SINGAPORE: Singaporeans will have a clearer idea of who will become the country's next prime minister next year, Law and Home Affairs Minister K Shanmugam said on Monday (Sep 24).
Speaking at a corporate governance event, Mr Shanmugam said the next generation of leaders have been given different portfolios.
"The phase we are at now internally is that a team has been formed," he said. "That team has been put through its paces, has held a variety of ministerial portfolios. They still need a little bit more time with Singaporeans so that Singaporeans can see them and assess them for themselves."
Mr Shanmugam said there is a "small group" of young ministers who meet regularly every week.
"In fact many of the policies are now being thought through, discussed, even designed by a younger group of ministers who meet without the PM or the senior ministers present. Every week," he said.
"And then they put it to the entire Cabinet. And we look at it. So that gives them a sense of each other, a sense of assessing each other, how they can work with each other. And then we have told them, you go and choose who amongst you is going to be the primus inter pares."

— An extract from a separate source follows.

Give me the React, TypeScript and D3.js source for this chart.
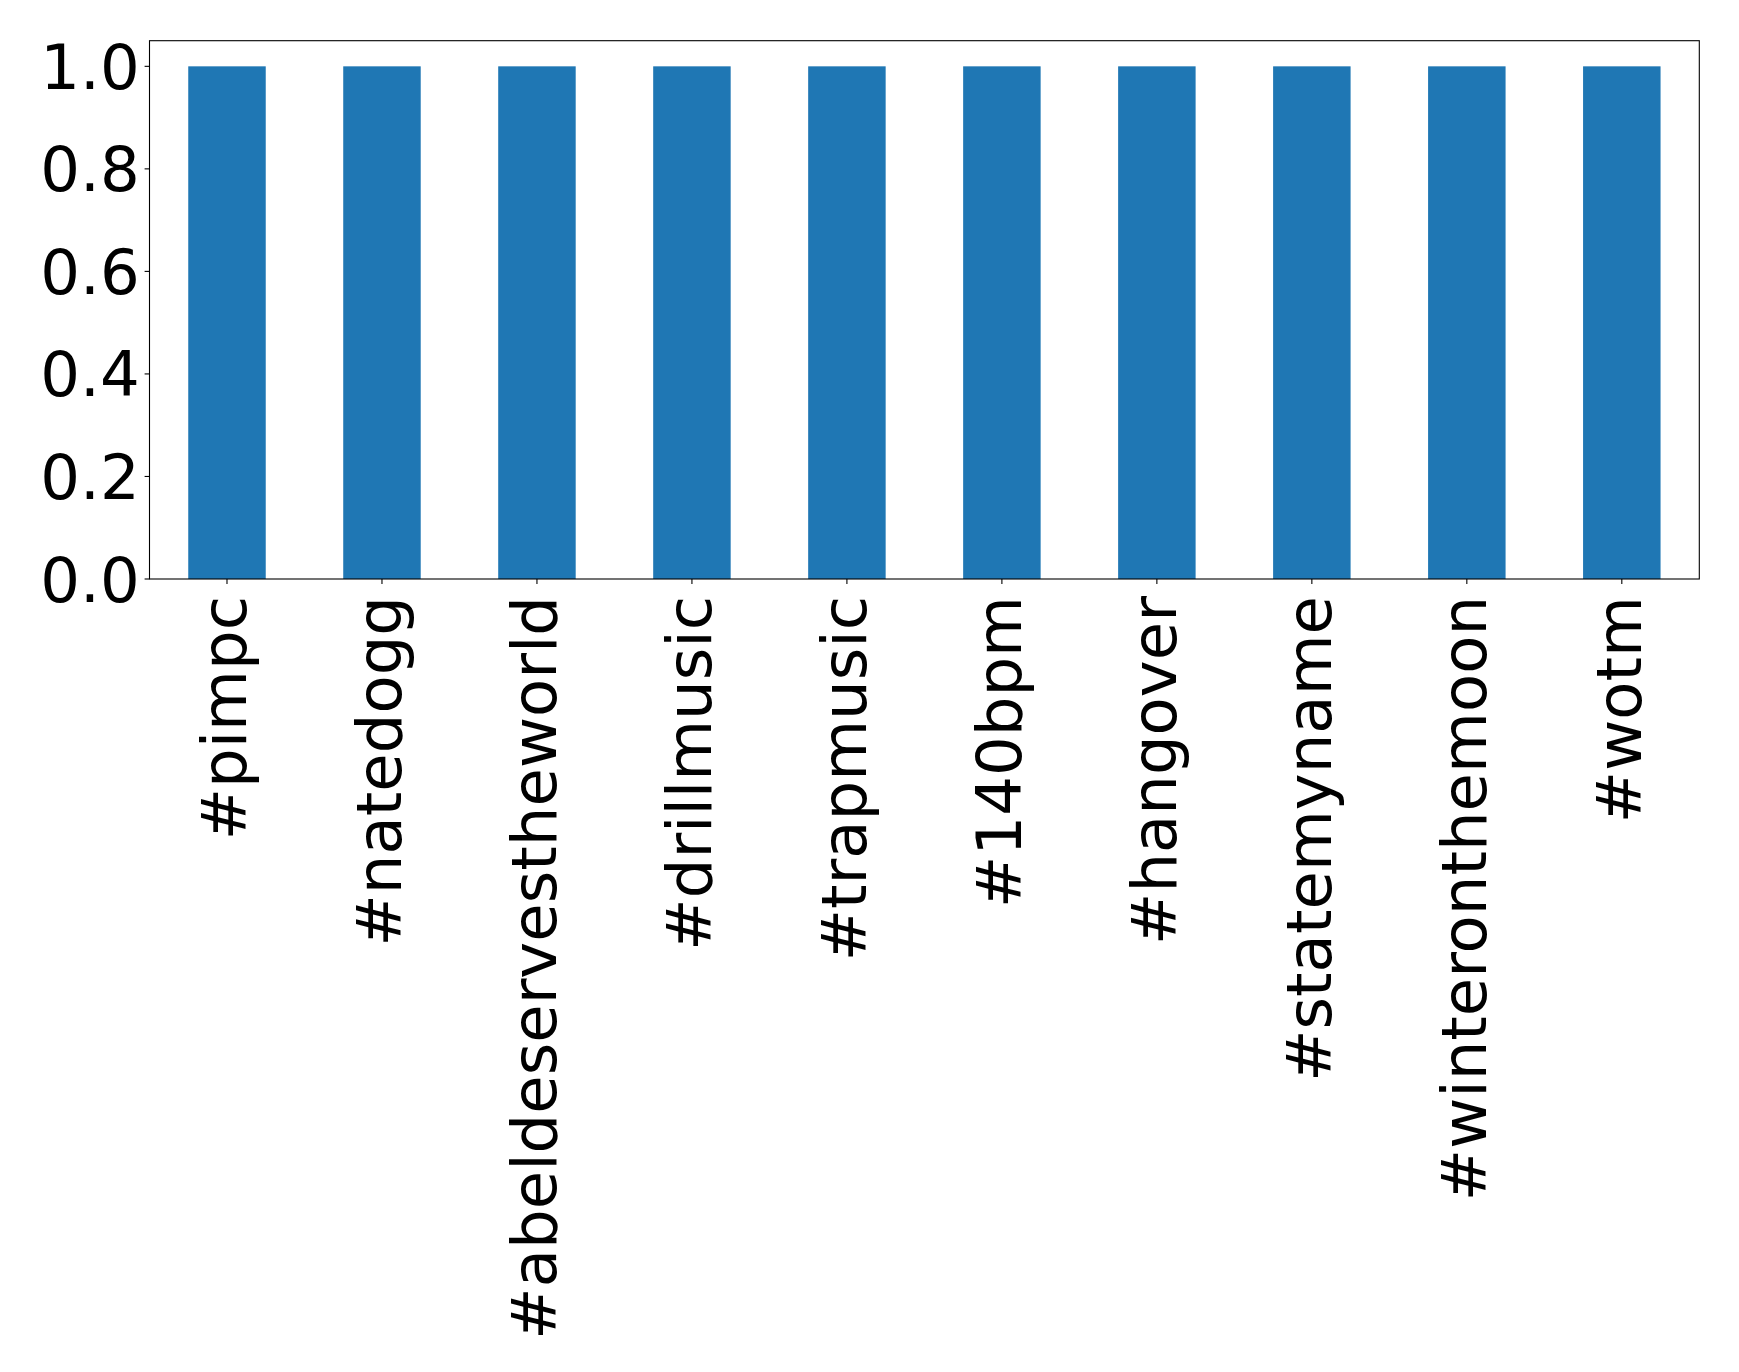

Mr Shanmugam said that an indication of who will become Singapore's next prime minister could come from the People's Action Party's Central Executive Committee election which is slated for later this year.
READ: Singapore's next PM 'very likely' already in Cabinet, says PM Lee
"This year, there will be a party conference in Singapore, (in) PAP, which happens once every two years. There will be a CEC elected," said Mr Shanmugam.
"Look out for the slate of candidates elected. Look at the positions they hold and that should give you an indication of where the transition process is and from there ...
"Next year will be an important year because PM said he would step down in four years.
"There has got to be a general election before that and some sort of indication to the public as to what the slate looks like in terms of the top leadership well before the GE. So look out for the CEC, look out for changes next year that should indicate to you how things are working out," he added.